Dataset extract >>
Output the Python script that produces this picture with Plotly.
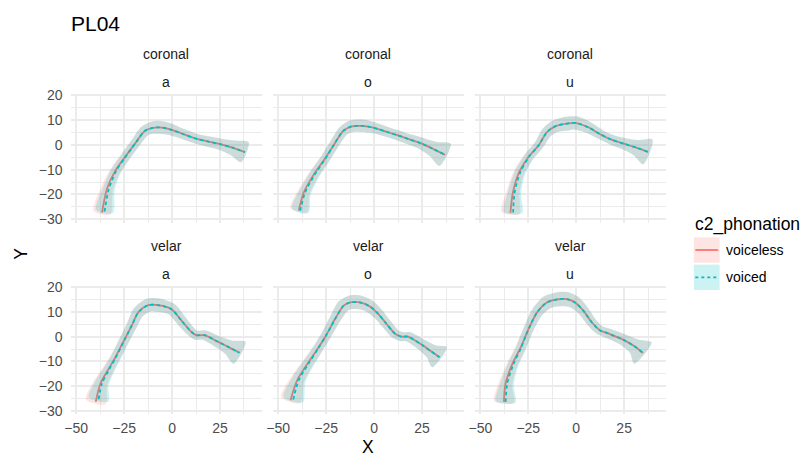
import numpy as np
import plotly.graph_objects as go

# ---------------- data ----------------
places = ["coronal", "velar"]
vowels = ["a", "o", "u"]
phonations = ["voiceless", "voiced"]

# coronal / a
x_cor_a_vl = [-36.5, -34.0, -29.7, -25.0, -19.3, -14.1, -10.0, -7.2, -3.0, 0.2, 6.0, 12.6, 18.5, 25.0, 31.5, 38.0]
y_cor_a_vl = [-27.3, -17.9, -10.6, -5.4, 0.5, 5.7, 6.9, 7.1, 6.7, 6.0, 4.3, 2.5, 1.4, 0.3, -1.1, -2.9]
x_cor_a_vd = [-35.2, -33.0, -29.2, -24.8, -19.3, -14.1, -10.0, -7.2, -3.0, 0.2, 6.0, 12.6, 18.5, 25.0, 31.5, 38.0]
y_cor_a_vd = [-26.9, -17.9, -10.6, -5.4, 0.5, 5.7, 6.9, 7.1, 6.7, 6.0, 4.3, 2.5, 1.4, 0.3, -1.1, -2.9]
se_cor_a = [3.4, 2.4, 2.0, 1.9, 1.9, 2.2, 2.5, 2.6, 2.5, 2.3, 2.0, 2.0, 2.1, 2.3, 3.0, 4.3]

# coronal / o
x_cor_o_vl = [-39.3, -36.7, -31.5, -25.5, -21.2, -16.0, -11.7, -7.4, -3.0, 0.4, 6.5, 12.5, 18.5, 24.9, 31.0, 37.0]
y_cor_o_vl = [-26.4, -19.2, -12.0, -5.4, -0.2, 5.7, 7.5, 7.7, 7.4, 6.8, 5.3, 3.8, 2.2, 0.5, -1.7, -4.0]
x_cor_o_vd = [-38.6, -36.0, -31.0, -25.3, -21.2, -16.0, -11.7, -7.4, -3.0, 0.4, 6.5, 12.5, 18.5, 24.9, 31.0, 37.0]
y_cor_o_vd = [-26.6, -19.2, -12.0, -5.4, -0.2, 5.7, 7.5, 7.7, 7.4, 6.8, 5.3, 3.8, 2.2, 0.5, -1.7, -4.0]
se_cor_o = [3.4, 2.4, 2.0, 1.9, 1.9, 2.1, 2.4, 2.5, 2.4, 2.2, 2.0, 2.0, 2.1, 2.4, 3.2, 5.0]

# coronal / u
x_cor_u_vl = [-34.3, -33.0, -29.9, -24.7, -19.6, -15.3, -11.0, -4.0, 0.0, 6.3, 12.3, 18.4, 24.7, 31.3, 37.4]
y_cor_u_vl = [-27.4, -19.2, -11.3, -4.7, -0.2, 5.1, 7.5, 8.7, 8.8, 7.1, 4.4, 2.1, 0.5, -1.1, -2.8]
x_cor_u_vd = [-32.9, -32.1, -29.3, -24.5, -19.6, -15.3, -11.0, -4.0, 0.0, 6.3, 12.3, 18.4, 24.7, 31.3, 37.4]
y_cor_u_vd = [-27.3, -19.2, -11.3, -4.7, -0.2, 5.1, 7.5, 8.7, 8.8, 7.1, 4.4, 2.1, 0.5, -1.1, -2.8]
se_cor_u = [3.6, 2.6, 2.1, 1.9, 1.9, 2.2, 2.5, 2.8, 2.7, 2.3, 2.0, 2.0, 2.3, 3.2, 5.3]

# velar / a
x_vel_a_vl = [-39.8, -37.4, -33.5, -29.7, -24.5, -21.0, -17.6, -12.4, -7.2, -0.3, 4.9, 10.0, 12.6, 16.9, 23.8, 29.5, 35.2]
y_vel_a_vl = [-26.3, -19.0, -13.5, -8.5, -0.7, 4.5, 9.8, 12.7, 12.7, 11.1, 6.5, 2.0, 0.6, 0.6, -2.0, -4.2, -6.5]
x_vel_a_vd = [-38.3, -36.6, -33.0, -29.4, -24.4, -21.0, -17.6, -12.4, -7.2, -0.3, 4.9, 10.0, 12.6, 16.9, 23.8, 29.5, 35.2]
y_vel_a_vd = [-25.3, -19.0, -13.5, -8.5, -0.7, 4.5, 9.8, 12.7, 12.7, 11.1, 6.5, 2.0, 0.6, 0.6, -2.0, -4.2, -6.5]
se_vel_a = [4.0, 2.8, 2.2, 2.0, 2.0, 2.1, 2.4, 2.7, 2.7, 2.4, 2.1, 1.9, 1.9, 2.0, 2.3, 3.0, 5.0]

# velar / o
x_vel_o_vl = [-43.6, -40.2, -35.0, -29.8, -25.0, -20.3, -16.0, -12.5, -7.4, -2.2, 2.1, 6.4, 10.8, 14.2, 17.6, 24.9, 29.7, 34.1]
y_vel_o_vl = [-25.6, -17.7, -11.2, -5.3, 0.6, 7.2, 12.4, 13.8, 13.8, 12.2, 9.2, 5.2, 1.3, 0.0, 0.0, -3.3, -5.9, -8.3]
x_vel_o_vd = [-42.2, -39.4, -34.5, -29.6, -25.0, -20.3, -16.0, -12.5, -7.4, -2.2, 2.1, 6.4, 10.8, 14.2, 17.6, 24.9, 29.7, 34.1]
y_vel_o_vd = [-25.4, -17.7, -11.2, -5.3, 0.6, 7.2, 12.4, 13.8, 13.8, 12.2, 9.2, 5.2, 1.3, 0.0, 0.0, -3.3, -5.9, -8.3]
se_vel_o = [4.0, 2.8, 2.2, 2.0, 2.0, 2.2, 2.6, 2.8, 2.8, 2.5, 2.2, 2.0, 1.9, 1.9, 2.0, 2.3, 3.0, 5.0]

# velar / u
x_vel_u_vl = [-37.7, -36.9, -33.4, -29.1, -24.7, -20.4, -15.3, -9.2, -4.9, -0.6, 3.7, 8.0, 12.3, 16.7, 24.7, 30.4, 34.8]
y_vel_u_vl = [-26.3, -19.1, -11.2, -4.6, 3.3, 9.8, 13.8, 15.1, 15.1, 13.8, 10.5, 5.9, 2.6, 1.3, -1.3, -3.9, -6.6]
x_vel_u_vd = [-36.8, -36.0, -32.8, -28.8, -24.7, -20.4, -15.3, -9.2, -4.9, -0.6, 3.7, 8.0, 12.3, 16.7, 24.7, 30.4, 34.8]
y_vel_u_vd = [-26.3, -19.1, -11.2, -4.6, 3.3, 9.8, 13.8, 15.1, 15.1, 13.8, 10.5, 5.9, 2.6, 1.3, -1.3, -3.9, -6.6]
se_vel_u = [3.9, 2.7, 2.1, 2.0, 2.0, 2.3, 2.7, 2.9, 2.9, 2.6, 2.2, 2.0, 1.9, 2.0, 2.3, 3.2, 5.5]

x_ticks = [-50, -25, 0, 25]
x_ticktext = ["\u221250", "\u221225", "0", "25"]
y_ticks = [-30, -20, -10, 0, 10, 20]
y_ticktext = ["\u221230", "\u221220", "\u221210", "0", "10", "20"]

panels = [
    ("coronal", "a", (x_cor_a_vl, y_cor_a_vl), (x_cor_a_vd, y_cor_a_vd), se_cor_a),
    ("coronal", "o", (x_cor_o_vl, y_cor_o_vl), (x_cor_o_vd, y_cor_o_vd), se_cor_o),
    ("coronal", "u", (x_cor_u_vl, y_cor_u_vl), (x_cor_u_vd, y_cor_u_vd), se_cor_u),
    ("velar", "a", (x_vel_a_vl, y_vel_a_vl), (x_vel_a_vd, y_vel_a_vd), se_vel_a),
    ("velar", "o", (x_vel_o_vl, y_vel_o_vl), (x_vel_o_vd, y_vel_o_vd), se_vel_o),
    ("velar", "u", (x_vel_u_vl, y_vel_u_vl), (x_vel_u_vd, y_vel_u_vd), se_vel_u),
]

# ---------------- layout geometry ----------------
W, H = 802, 457
FONT = "Liberation Sans, Arial, Helvetica, sans-serif"
RED = "#F8766D"
CYAN = "#00BFC4"
RED_FILL = "rgba(248,118,109,0.2)"
CYAN_FILL = "rgba(0,191,196,0.2)"
GRID = "#EBEBEB"

PANEL_X = [(65.1, 257.9), (268.7, 461.5), (472.3, 665.1)]
PANEL_Y = [(89.0, 221.0), (285.5, 417.5)]
XR = [-52.9, 46.9]
YR = [-31.38, 20.59]
SX = (PANEL_X[0][1] - PANEL_X[0][0]) / (XR[1] - XR[0])
SY = (PANEL_Y[0][1] - PANEL_Y[0][0]) / (YR[1] - YR[0])


def fx(p):
    return p / W


def fy(p):
    return 1 - p / H


def ribbon(xs, ys, se):
    u = np.asarray(xs, float) * SX
    v = np.asarray(ys, float) * SY
    du = np.gradient(u)
    dv = np.gradient(v)
    n = np.hypot(du, dv)
    nx, ny = -dv / n, du / n
    off = np.asarray(se, float) * SY
    xu, yu = (u + nx * off) / SX, (v + ny * off) / SY
    xl, yl = (u - nx * off) / SX, (v - ny * off) / SY
    px_ = np.concatenate([xu, xl[::-1], xu[:1]])
    py_ = np.concatenate([yu, yl[::-1], yu[:1]])
    return px_, py_


fig = go.Figure()
layout = {}
annotations = []

for k, (place, vowel, vl, vd, se) in enumerate(panels):
    row, col = divmod(k, 3)
    sfx = "" if k == 0 else str(k + 1)
    xa, ya = "x" + sfx, "y" + sfx
    for (xs, ys), fill, color, dash in [(vl, RED_FILL, RED, "solid"), (vd, CYAN_FILL, CYAN, "3.5px,3px")]:
        rx, ry = ribbon(xs, ys, se)
        fig.add_trace(go.Scatter(x=rx, y=ry, mode="lines", fill="toself", fillcolor=fill,
                                 line=dict(width=0, color="rgba(0,0,0,0)", shape="spline", smoothing=0.8),
                                 xaxis=xa, yaxis=ya, showlegend=False, hoverinfo="skip"))
        fig.add_trace(go.Scatter(x=xs, y=ys, mode="lines",
                                 line=dict(width=1.8, color=color, dash=dash, shape="spline", smoothing=0.8),
                                 xaxis=xa, yaxis=ya, showlegend=False))
    x0, x1 = PANEL_X[col]
    y0, y1 = PANEL_Y[row]
    layout["xaxis" + sfx] = dict(
        domain=[fx(x0), fx(x1)], range=XR, anchor=ya, tickmode="array",
        tickvals=x_ticks, ticktext=x_ticktext, showticklabels=(row == 1),
        showgrid=True, gridcolor=GRID, gridwidth=1.7, zeroline=False, showline=False, ticks="",
        ticklabelstandoff=4,
        tickfont=dict(family=FONT, size=14, color="#4D4D4D"),
        minor=dict(tickmode="linear", tick0=0, dtick=12.5, showgrid=True, gridcolor=GRID, gridwidth=0.9),
    )
    layout["yaxis" + sfx] = dict(
        domain=[fy(y1), fy(y0)], range=YR, anchor=xa, tickmode="array",
        tickvals=y_ticks, ticktext=y_ticktext, showticklabels=(col == 0),
        showgrid=True, gridcolor=GRID, gridwidth=1.7, zeroline=False, showline=False, ticks="",
        ticklabelstandoff=7,
        tickfont=dict(family=FONT, size=14, color="#4D4D4D"),
        minor=dict(tickmode="linear", tick0=0, dtick=5, showgrid=True, gridcolor=GRID, gridwidth=0.9),
    )
    cx = (x0 + x1) / 2
    base = 196.3 * row
    annotations.append(dict(x=fx(cx), y=fy(48.5 + base), xref="paper", yref="paper", text=place,
                            showarrow=False, xanchor="center", yanchor="middle",
                            font=dict(family=FONT, size=14, color="#1A1A1A")))
    annotations.append(dict(x=fx(cx), y=fy(77 + base), xref="paper", yref="paper", text=vowel,
                            showarrow=False, xanchor="center", yanchor="middle",
                            font=dict(family=FONT, size=14, color="#1A1A1A")))

# titles
annotations.append(dict(x=fx(63.5), y=fy(16.5), xref="paper", yref="paper", text="PL04", showarrow=False,
                        xanchor="left", yanchor="middle", font=dict(family=FONT, size=21, color="#000000")))
annotations.append(dict(x=fx(365), y=fy(451), xref="paper", yref="paper", text="X", showarrow=False,
                        xanchor="center", yanchor="middle", font=dict(family=FONT, size=17.5, color="#000000")))
annotations.append(dict(x=fx(15), y=fy(253), xref="paper", yref="paper", text="Y", showarrow=False,
                        textangle=-90, xanchor="center", yanchor="middle",
                        font=dict(family=FONT, size=17.5, color="#000000")))

# manual legend
shapes = []
annotations.append(dict(x=fx(692), y=fy(223), xref="paper", yref="paper", text="c2_phonation", showarrow=False,
                        xanchor="left", yanchor="middle", font=dict(family=FONT, size=17.5, color="#000000")))
legend_rows = [(phonations[0], RED_FILL, RED, "solid", 236.0), (phonations[1], CYAN_FILL, CYAN, "3px,3px", 264.0)]
for label, fill, color, dash, top in legend_rows:
    shapes.append(dict(type="rect", xref="paper", yref="paper", x0=fx(693), x1=fx(719), y0=fy(top + 26), y1=fy(top),
                       fillcolor=fill, line=dict(width=0), layer="above"))
    shapes.append(dict(type="line", xref="paper", yref="paper", x0=fx(694.5), x1=fx(717.5), y0=fy(top + 13),
                       y1=fy(top + 13), line=dict(color=color, width=1.8, dash=dash), layer="above"))
    annotations.append(dict(x=fx(723), y=fy(top + 13), xref="paper", yref="paper", text=label, showarrow=False,
                            xanchor="left", yanchor="middle", font=dict(family=FONT, size=14, color="#000000")))

fig.update_layout(
    width=W, height=H, margin=dict(l=0, r=0, t=0, b=0),
    paper_bgcolor="white", plot_bgcolor="white", showlegend=False,
    annotations=annotations, shapes=shapes, **layout,
)

fig.write_html("out.html")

Task instructions >>
Leave out the pictures and restate, word for word, the lines from the top of the data through the line containing "2.4, 3.2, 5.0]", both included.

Expected answer >>
Output the Python script that produces this picture with Plotly.
import numpy as np
import plotly.graph_objects as go

# ---------------- data ----------------
places = ["coronal", "velar"]
vowels = ["a", "o", "u"]
phonations = ["voiceless", "voiced"]

# coronal / a
x_cor_a_vl = [-36.5, -34.0, -29.7, -25.0, -19.3, -14.1, -10.0, -7.2, -3.0, 0.2, 6.0, 12.6, 18.5, 25.0, 31.5, 38.0]
y_cor_a_vl = [-27.3, -17.9, -10.6, -5.4, 0.5, 5.7, 6.9, 7.1, 6.7, 6.0, 4.3, 2.5, 1.4, 0.3, -1.1, -2.9]
x_cor_a_vd = [-35.2, -33.0, -29.2, -24.8, -19.3, -14.1, -10.0, -7.2, -3.0, 0.2, 6.0, 12.6, 18.5, 25.0, 31.5, 38.0]
y_cor_a_vd = [-26.9, -17.9, -10.6, -5.4, 0.5, 5.7, 6.9, 7.1, 6.7, 6.0, 4.3, 2.5, 1.4, 0.3, -1.1, -2.9]
se_cor_a = [3.4, 2.4, 2.0, 1.9, 1.9, 2.2, 2.5, 2.6, 2.5, 2.3, 2.0, 2.0, 2.1, 2.3, 3.0, 4.3]

# coronal / o
x_cor_o_vl = [-39.3, -36.7, -31.5, -25.5, -21.2, -16.0, -11.7, -7.4, -3.0, 0.4, 6.5, 12.5, 18.5, 24.9, 31.0, 37.0]
y_cor_o_vl = [-26.4, -19.2, -12.0, -5.4, -0.2, 5.7, 7.5, 7.7, 7.4, 6.8, 5.3, 3.8, 2.2, 0.5, -1.7, -4.0]
x_cor_o_vd = [-38.6, -36.0, -31.0, -25.3, -21.2, -16.0, -11.7, -7.4, -3.0, 0.4, 6.5, 12.5, 18.5, 24.9, 31.0, 37.0]
y_cor_o_vd = [-26.6, -19.2, -12.0, -5.4, -0.2, 5.7, 7.5, 7.7, 7.4, 6.8, 5.3, 3.8, 2.2, 0.5, -1.7, -4.0]
se_cor_o = [3.4, 2.4, 2.0, 1.9, 1.9, 2.1, 2.4, 2.5, 2.4, 2.2, 2.0, 2.0, 2.1, 2.4, 3.2, 5.0]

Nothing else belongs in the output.